I had a blog post lined up to publish today, about listening like a listener. It will publish at a later date and I postponed it on Friday of last week, following the news of the passing of Queen Elizabeth II on Thursday. On Friday it didn’t feel like it would feel right for it to post and drop into social accounts. Sitting here this morning, when the post would have published, it might have actually been ok. Plans and reality do that!
I’ve heard many broadcasters over the last few days talk about the planning and the rehearsals for events such as a royal death. Indeed from the very first time I went into a radio studio in Nottingham at the start of my career, I was introduced to the “Death & Emergency Box”- a lever arch box file with instruction of what to do in the event of a royal death. The contents changed over the years, probably fewer CDs of national anthems and appropriate music with the advent of computer playout systems, but the general function, the overall plan is largely unchanged. The box expanded into other Major News Plans, but the constant has always been there- what happens when a senior royal dies.
Despite the plans, the rehearsal, the time considering what it would feel like- when the moment happens it changes. What seemed like the right thing to do in the cold light of day in a planning meeting before anything happened, now seems out of step and not quite hitting the mark. That doesn’t mean the plan was a waste, its absolutely required and gives you a safety net to fall back on.
Trying to predict what the mood will be like ahead of time is hard- its the job of the people in those senior positions to make their best attempt at it of course and ultimately one ends up erring on the side of caution. It is easier to ramp up than cause offence and pull back.

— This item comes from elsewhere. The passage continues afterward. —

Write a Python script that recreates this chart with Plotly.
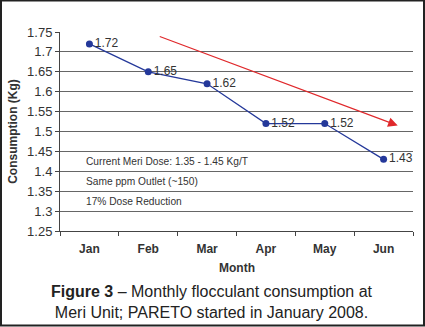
import plotly.graph_objects as go

months = ["Jan", "Feb", "Mar", "Apr", "May", "Jun"]
consumption = [1.72, 1.65, 1.62, 1.52, 1.52, 1.43]
notes = ["Current Meri Dose: 1.35 - 1.45 Kg/T", "Same ppm Outlet (~150)", "17% Dose Reduction"]
note_levels = [1.425, 1.375, 1.325]
y_ticks = [1.25, 1.3, 1.35, 1.4, 1.45, 1.5, 1.55, 1.6, 1.65, 1.7, 1.75]
trend_start = (1.17, 1.74)
trend_end = (5.24, 1.515)

W, H = 425, 327
L, R, T, B = 60, 12, 32, 96
pw, ph = W - L - R, H - T - B

def px_x(p):
    return (p - L) / pw

def px_y(p):
    return 1 - (p - T) / ph

FONT = "Liberation Sans, Arial, sans-serif"
BLUE = "#24389a"
RED = "#e0282b"

fig = go.Figure()
fig.add_trace(go.Scatter(
    x=months, y=consumption, mode="lines+markers+text",
    line=dict(color=BLUE, width=1.3),
    marker=dict(color=BLUE, size=7),
    text=[f"{v:.2f}" for v in consumption],
    textposition="middle right",
    textfont=dict(family=FONT, size=12, color="#333333"),
    cliponaxis=False, showlegend=False,
))

annotations = []
for t, lv in zip(notes, note_levels):
    annotations.append(dict(
        x=px_x(84), xref="paper", y=lv, yref="y", text=t, showarrow=False,
        xanchor="left", yanchor="middle",
        font=dict(family=FONT, size=10.2, color="#333333"),
    ))

# downward trend arrow
annotations.append(dict(
    x=trend_end[0], y=trend_end[1], xref="x", yref="y",
    ax=trend_start[0], ay=trend_start[1], axref="x", ayref="y",
    showarrow=True, arrowhead=2, arrowsize=1.6, arrowwidth=1.2,
    arrowcolor=RED, text="",
))

annotations.append(dict(
    x=0.5, xref="paper", y=px_y(268), yref="paper", text="<b>Month</b>",
    showarrow=False, xanchor="center", yanchor="middle",
    font=dict(family=FONT, size=12, color="#333333"),
))
annotations.append(dict(
    x=px_x(212), xref="paper", y=px_y(301.5), yref="paper",
    text="<b>Figure 3</b> – Monthly flocculant consumption at<br>Meri Unit; PARETO started in January 2008.",
    showarrow=False, xanchor="center", yanchor="middle", align="center",
    font=dict(family=FONT, size=16, color="#222222"),
))

fig.update_layout(
    width=W, height=H,
    margin=dict(l=L, r=R, t=T, b=B),
    paper_bgcolor="white", plot_bgcolor="white",
    annotations=annotations,
    shapes=[dict(
        type="rect", xref="paper", yref="paper",
        x0=px_x(1), x1=px_x(424), y0=px_y(325.5), y1=px_y(0.5),
        line=dict(color="#222222", width=2), fillcolor="rgba(0,0,0,0)",
        layer="below",
    )],
)
fig.update_xaxes(
    type="category", range=[-0.5, 5.5],
    showline=True, linecolor="#444444", linewidth=1,
    ticks="outside", tickson="boundaries", ticklen=4, tickcolor="#444444",
    showgrid=False,
    tickfont=dict(family=FONT, size=12, color="#333333"),
    ticklabelstandoff=7,
    tickprefix="<b>", ticksuffix="</b>",
)
fig.update_yaxes(
    range=[1.25, 1.75], tickvals=y_ticks,
    ticktext=[f"{v:g}" for v in y_ticks],
    showline=True, linecolor="#444444", linewidth=1,
    ticks="outside", ticklen=4, tickcolor="#444444",
    showgrid=True, gridcolor="#666666", gridwidth=1,
    zeroline=False,
    tickfont=dict(family=FONT, size=13, color="#333333"),
    title=dict(text="<b>Consumption (Kg)</b>", standoff=6,
               font=dict(family=FONT, size=12, color="#333333")),
)

fig.write_html("out.html")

Since the day I first saw a “Death and Emergency Box”, media has changed dramatically. Then, Radio Trent had a classical show, a rock show, and oldies show amongst others. Now of course there are complete radio stations catering for those interests- the days of “all things for all people” services are largely behind a majority media outlets, save for a few exceptions. The original and often used obit plan model was first devised and created for the “all things to all people’ services.
I remember when Prince Phillip died – the last time the plan was tested in earnest. I was at Jack Media Group, we did exactly what you would predict we would do- and largely the planned set of actions from the original obit model: Fold all services into one, take IRN for updates and programming for a short time and then one log of, at first, classical music. It was at that point it felt out of step. For a national “Best of British” station (and largely rock centred), and a pure rock station and a dance station it really didn’t fit. We quickly changed to more station centred appropriate non- strident set of music. The first plan wouldn’t have caused any issues (“not getting it wrong”), but the refined plan worked so much better for the stations it sat upon. Evolving the plan in real time.
I listened around a bit on Thursday and Friday when the news of the Queen’s passing broke. I think everyone handled the moment very, very well. It is a very stressful moment and well done to everyone in front and behind the various microphones. The one observation I have really is just how far the planning has evolved into matching the audience expectation for the station the programming sits upon. It was also quite different from the plan when Prince Phillip passed away last year on all the services. The BBC, being the national broadcaster is always going to be in the biggest of spotlights and probably more cautious as a result, but after the initial news had broken- Radio 1 sounded like a sombre and respectful version of itself, as did Radio 2, Radio 4 etc. Keeping them all together for longer, with a single output would have been easier and a case of “not getting it wrong”, but instead they got it right.
Similarly for commercial operators. The Hits Radio stations once the initial news moment had happened, sounded like a sombre version of itself, as with GHR etc. Over at my former stomping ground at Global, where with LBC and Classic in the arsenal it would have been easy to switch everything to that. LBC took the news lead initially, but then individual stations sounded like respectful versions of themselves.
There were no doubt some moments which didn’t go as planned, or perhaps given their time again, those involved would do differently. It is quickly forgotten and the overall telling of the news, comforting the listener and taking them on the journey is what remains and persists. Radio builds a relationship with its listener, in good times and in bad times. When those busy with the on air get a moment to reflect, it should be on a job well done.